Silverstone working to ensure Formula One and MotoGP races go ahead

Silverstone staff are doing “all they possibly can” to ensure both the Formula One and MotoGP events scheduled for this summer go ahead despite the ongoing uncertainty due to coronavirus.

F1 has already been hit hard with all of the opening seven races either cancelled or postponed as the world attempts to deal with the outbreak.

The 2020 season is currently due to start in Azerbaijan on June 7, with the British Grand Prix pencilled in at Silverstone on July 19.

The MotoGP campaign has also had to make adjustments and the Grand Prix of Qatar set for March 8 has long been cancelled.

Their race at the Northamptonshire track is not set until August 30 and Silverstone managing director Stuart Pringle is keen to make sure both events take place.

“This week, it has been announced by the sports’ governing bodies that all motorsport has been suspended in the UK to the end of April 2020 to support the British Government in its efforts to contain the spread of this virus,” he said.

“Many of you have booked tickets for our events later this summer including the Formula 1 Pirelli British Grand Prix and MotoGP and I fully appreciate you want to understand if these events will take place.

“The truth is, like so many other international sporting events scheduled to take place around the world, we cannot predict what the situation will be by the time we get to the summer months.

“However, I can wholeheartedly promise you that everyone at Silverstone, Formula 1 and MotoGP are doing all they possibly can to ensure we can run these events on their planned dates in July (F1) and August (MotoGP).”

Pringle also reassured fans that if either event was cancelled full refunds would be issues to those with tickets.

Meanhwhile, F1 teams are looking to work on plans to help provide more ventilators to UK hospitals.

The Moto GP at Silverstone is also under threat.
The Moto GP at Silverstone is also under threat.

Ventilators are used to help with breathing difficulties and are in short supply due to the growing number of COVID-19 cases in Britain.

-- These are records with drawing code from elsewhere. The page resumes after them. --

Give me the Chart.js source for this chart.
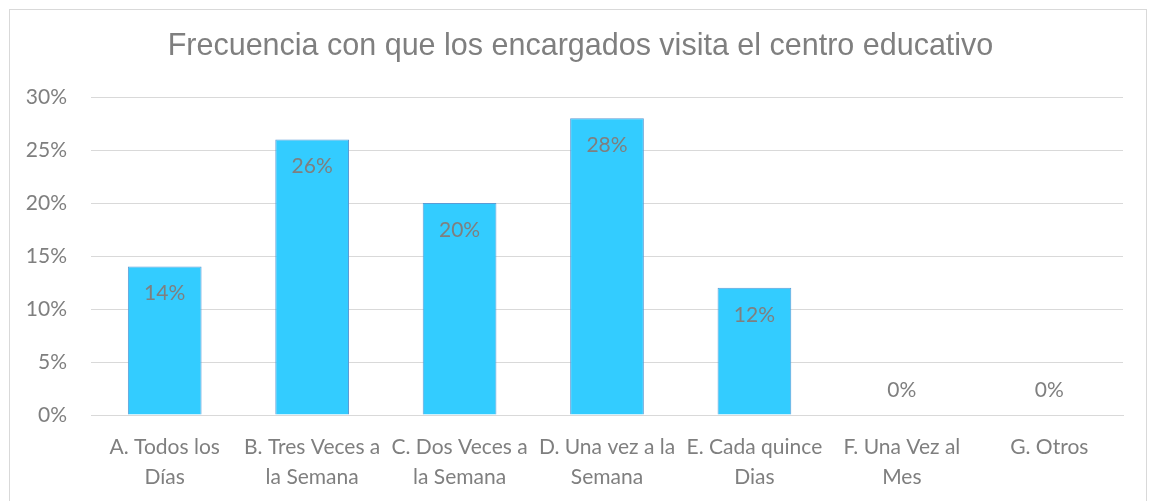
<!DOCTYPE html>
<html>
<head>
<meta charset="utf-8">
<script src="https://cdn.jsdelivr.net/npm/chart.js@4/dist/chart.umd.min.js"></script>
<style>
    body { margin: 0; background: #fff; }
    #frame { position: absolute; left: 9px; top: 9px; width: 1138px; height: 500px; border: 1px solid #d9d9d9; box-sizing: border-box; }
    #wrap { position: absolute; left: 0; top: 0; width: 1149px; height: 501px; }
</style>
</head>
<body>
<div id="frame"></div>
<div id="wrap"><canvas id="chart" width="1149" height="501"></canvas></div>
<script>
/* 데이터 */
var categories = [
    ["A. Todos los", "Días"],
    ["B. Tres Veces a", "la Semana"],
    ["C. Dos Veces a", "la Semana"],
    ["D. Una vez a la", "Semana"],
    ["E. Cada quince", "Dias"],
    ["F. Una Vez al", "Mes"],
    ["G. Otros"]
];
var values = [14, 26, 20, 28, 12, 0, 0];
var yTicks = [0, 5, 10, 15, 20, 25, 30];

var titleText = "Frecuencia con que los encargados visita el centro educativo";
var grey = "#7f7f7f";

/* 제목 (차트 프레임 중앙) */
var frameTitle = {
    id: 'frameTitle',
    afterDraw: function(chart) {
        var ctx = chart.ctx;
        ctx.save();
        ctx.font = '30.5px "Liberation Sans"';
        ctx.fillStyle = grey;
        ctx.textAlign = 'center';
        ctx.textBaseline = 'middle';
        ctx.fillText(titleText, (chart.chartArea.right + 38) / 2, 47);
        ctx.restore();
    }
};

/* 막대 안 라벨 */
var barLabels = {
    id: 'barLabels',
    afterDatasetsDraw: function(chart) {
        var ctx = chart.ctx;
        var meta = chart.getDatasetMeta(0);
        ctx.save();
        ctx.font = '21px Lato';
        ctx.fillStyle = grey;
        ctx.textAlign = 'center';
        ctx.textBaseline = 'middle';
        meta.data.forEach(function(bar, i) {
            var v = values[i];
            var y = v > 0 ? bar.y + 27 : bar.y - 25;
            ctx.fillText(v + '%', bar.x, y);
        });
        ctx.restore();
    }
};

window.onload = function() {
    var ctx = document.getElementById('chart').getContext('2d');
    window.theChart = new Chart(ctx, {
        type: 'bar',
        data: {
            labels: categories,
            datasets: [{
                data: values,
                backgroundColor: '#33ccff',
                borderColor: '#5b9bd5',
                borderWidth: 1,
                barPercentage: 0.5,
                categoryPercentage: 1
            }]
        },
        options: {
            responsive: false,
            animation: false,
            layout: { padding: { left: 0, right: 26, top: 97, bottom: 0 } },
            plugins: {
                legend: { display: false },
                tooltip: { enabled: false },
                title: { display: false }
            },
            scales: {
                x: {
                    grid: { display: false },
                    border: { color: '#d9d9d9', width: 1 },
                    ticks: {
                        color: grey,
                        font: { family: 'Lato', size: 21, lineHeight: 1.43 },
                        padding: 9,
                        maxRotation: 0,
                        autoSkip: false
                    },
                    afterFit: function(scale) { scale.height = 86; }
                },
                y: {
                    min: 0,
                    max: 30,
                    border: { display: false },
                    grid: { color: '#d9d9d9', lineWidth: 1, drawTicks: false },
                    afterBuildTicks: function(scale) {
                        scale.ticks = yTicks.map(function(v) { return { value: v }; });
                    },
                    ticks: {
                        color: grey,
                        font: { family: 'Lato', size: 21 },
                        padding: 24,
                        callback: function(v) { return v + '%'; }
                    },
                    afterFit: function(scale) { scale.width = 91; }
                }
            }
        },
        plugins: [barLabels, frameTitle]
    });
};
</script>
</body>
</html>
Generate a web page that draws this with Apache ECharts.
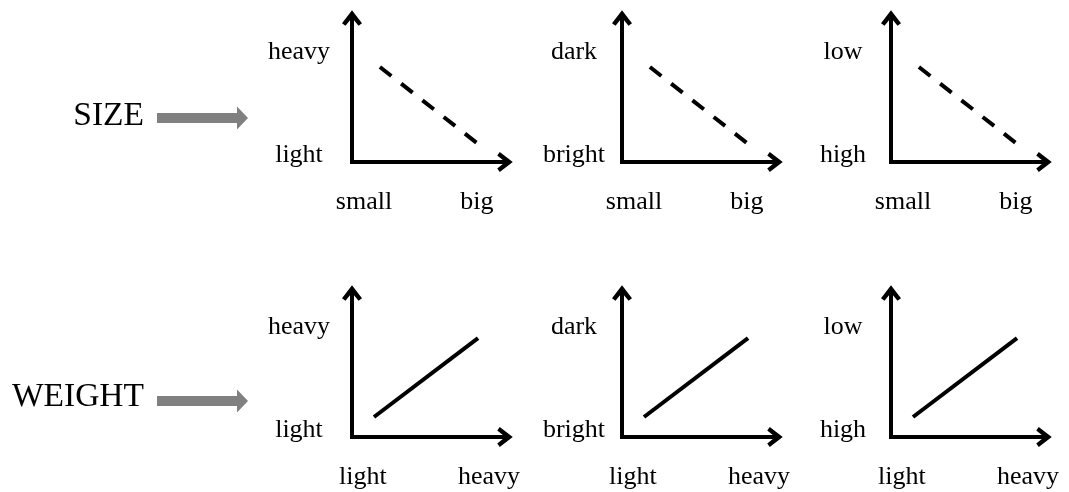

“A collective of UK-based Formula 1 teams, engine manufacturers and their respective technology arms is evaluating support for the manufacture of respiratory devices in response to the UK government’s call for assistance,” an F1 statement read.

“The teams are working in collaboration with F1, the UK government and other organisations to establish the feasibility of the teams producing, or supporting, the production of medical devices to help in the treatment of coronavirus patients.”